SHS Students Conduct Wetlands Study
Science teachers Norma Bursaw (left) and Laura Preston (above) work with students in the field and in the lab gathering and testing materials found in local wetlands.
A healthy wetland will reflect certain flora and fauna, as well as chemical and physical parameters that indicate the condition of the environment. Wetlands are important resources as they “reduce flooding, improve water quality, reduce sediment load, are water discharge points, buffer shorelines against erosion, provide protective cover and food for wildlife, provide spawning grounds, and are recreational and educational areas.” (ASNH) They are also somewhat protected by the federal government through the Clean Water Act.
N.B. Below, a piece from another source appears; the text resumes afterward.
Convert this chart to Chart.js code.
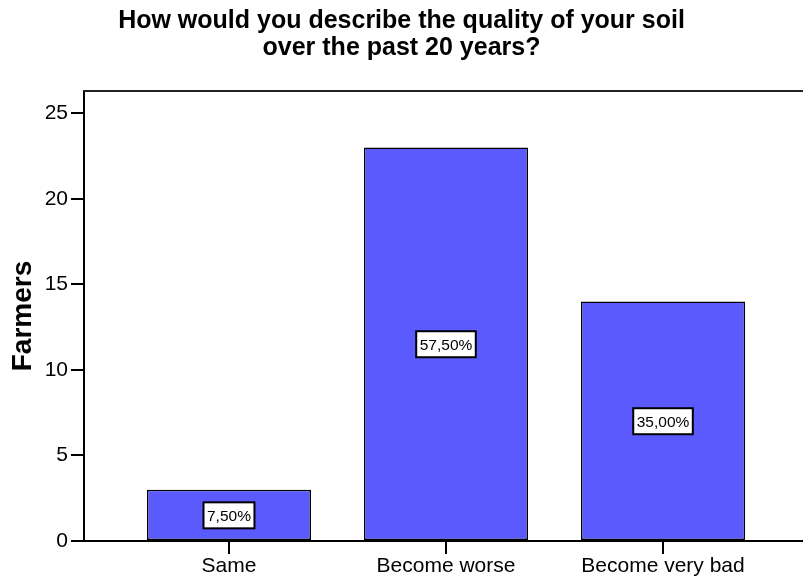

The permit program helps to encourage people to protect the wildlife habitat of the locale. (ASNH) It is important for residents of communities to understand their responsibility in coexisting with nature so destruction is minimal. Everyone benefits when ground water is clean and healthy.
The objective of this project was to assess the health of the wetlands adjacent to Salem High School and provide a baseline for the community to use in the future for further study of the local wetlands. Salem High students and teachers communicated the results to the local Salem Conservation Commission.
Students studied and learned the value of a wetland, the flora and fauna living in a typical wetland, the representative chemical properties of a healthy wetland including dissolved oxygen content, pH, temperature, and salinity/conductivity of the water at various locations. The teachers assisted in instruction of the material and teaching the proper use of the equipment to collect and record the data parameters to assess the condition and health of the Geremonty Drive wetland.